U.S. President George Bush says insurgents in Iraq are trying to shake the will of the United States, but they will fail. In a speech marking the first anniversary of the U.S. transfer of sovereignty to Iraq, President Bush also said the work in Iraq is difficult and dangerous but the sacrifice is necessary for the security of the U.S.

US President George W. Bush
U.S. President George Bush appealed to the American people for patience in what he calls the difficult and dangerous work in Iraq. "Our mission in Iraq is clear. We are hunting down the terrorists. We are helping Iraqis build a free nation that is an ally in the war on terror. We are advancing freedom in the broader Middle East," the president said.

President Bush again rejected calls for a deadline for withdrawing U.S. troops from Iraq. "Setting an artificial timetable would send the wrong message to the Iraqis who need to know that America will not leave before the job is done," he said. "It would send the wrong message to our troops who need to know that we are serious about completing the mission they are risking their lives to achieve. And it would send the wrong message to the enemy who would know that all they have to do is to wait us out.
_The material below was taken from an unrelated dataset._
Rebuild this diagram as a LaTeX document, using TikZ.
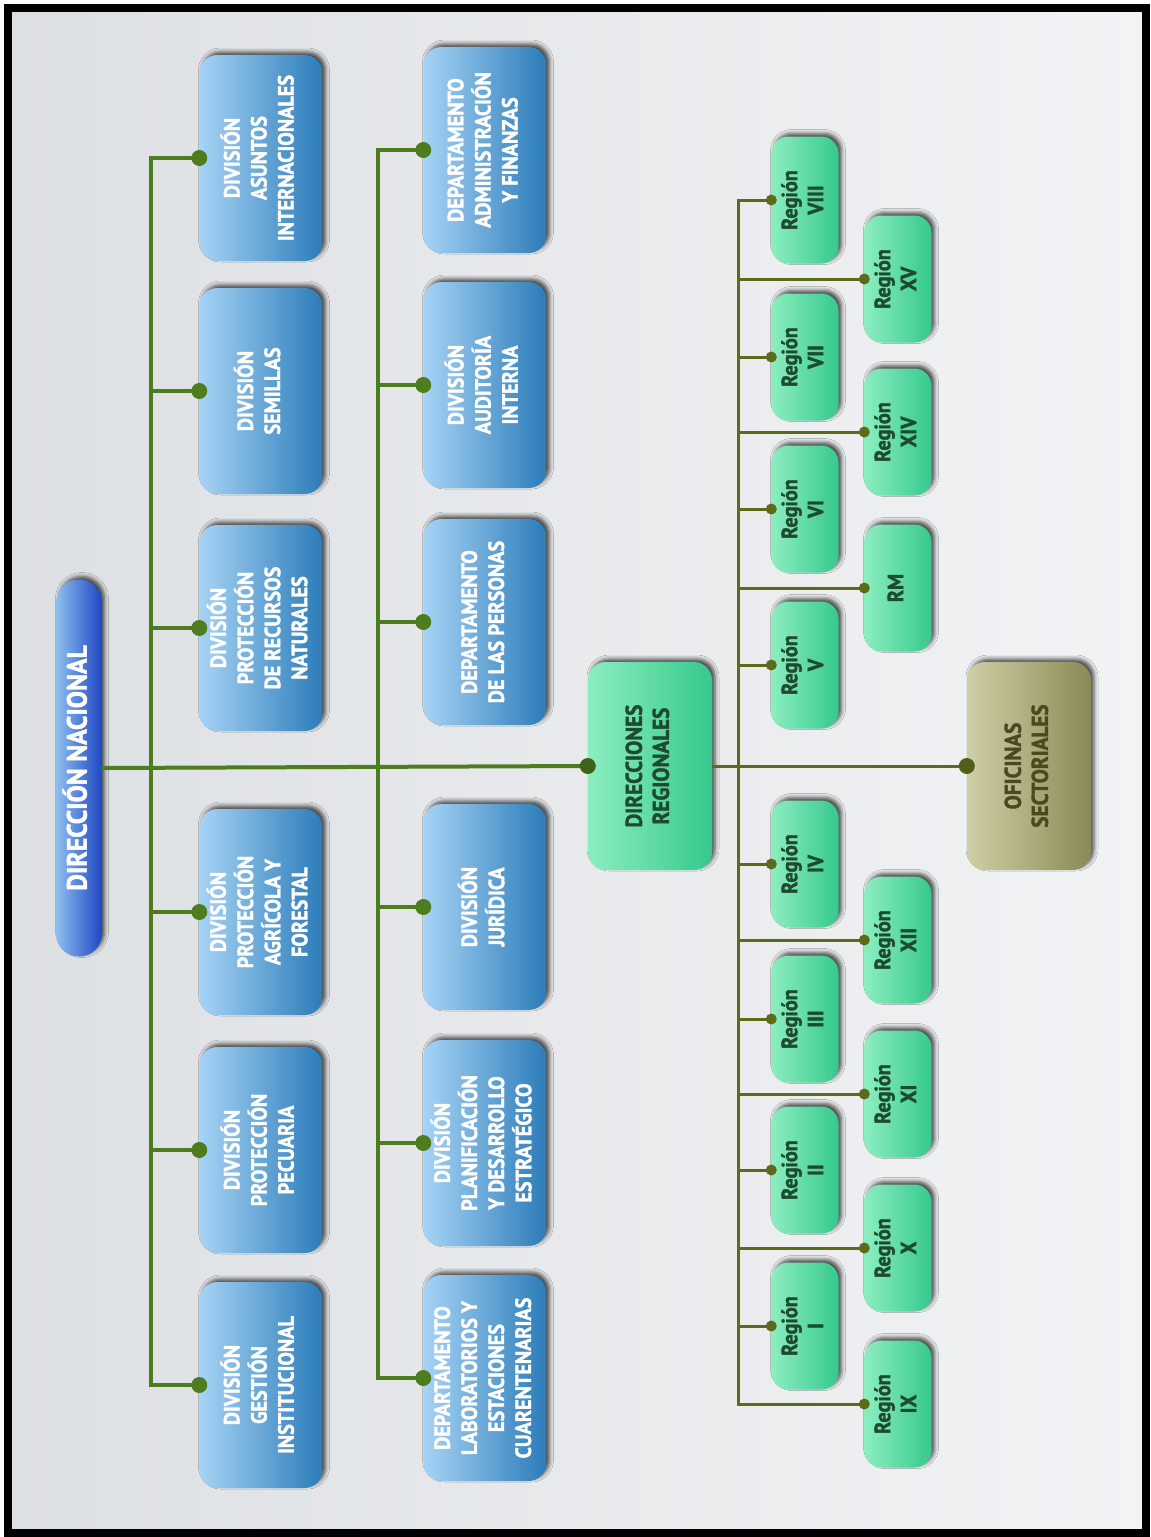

We will stay in Iraq as long as we are needed and not a day longer."

President Bush made the remarks in a live, televised speech -- delivered at one of the country's largest military bases -- in Fort Bragg, North Carolina. Close to 10,000 of the U.S. troops serving in Iraq are from that base.

President Bush told the assembled forces and their families his greatest responsibility, as president is to protect the American people. He also said Iraq is a central battlefield in the global war against terror. "The lesson of this experience is clear: The terrorists can kill the innocent but they cannot stop the advance of freedom," the president said. "The only way our enemies can succeed is if we forget the lessons of September 11, if we abandon the Iraqi people to men like Zarqawi, and if we yield the future of the Middle East to men like Bin Laden. For the sake of our nation's security, this will not happen on my watch."

The speech marked the first anniversary of the U.S. transfer of sovereignty to Iraq. It comes amid continuing violence there, and at a time of declining popularity for Mr. Bush.

Recent public opinion polls show a majority of Americans are not happy with President Bush's handling of the Iraq war. But a majority also say they believe U.S. troops should stay in Iraq until the country is stabilized. Many members of the opposition Democratic Party, and several Republicans, are questioning the administration's handling of Iraq.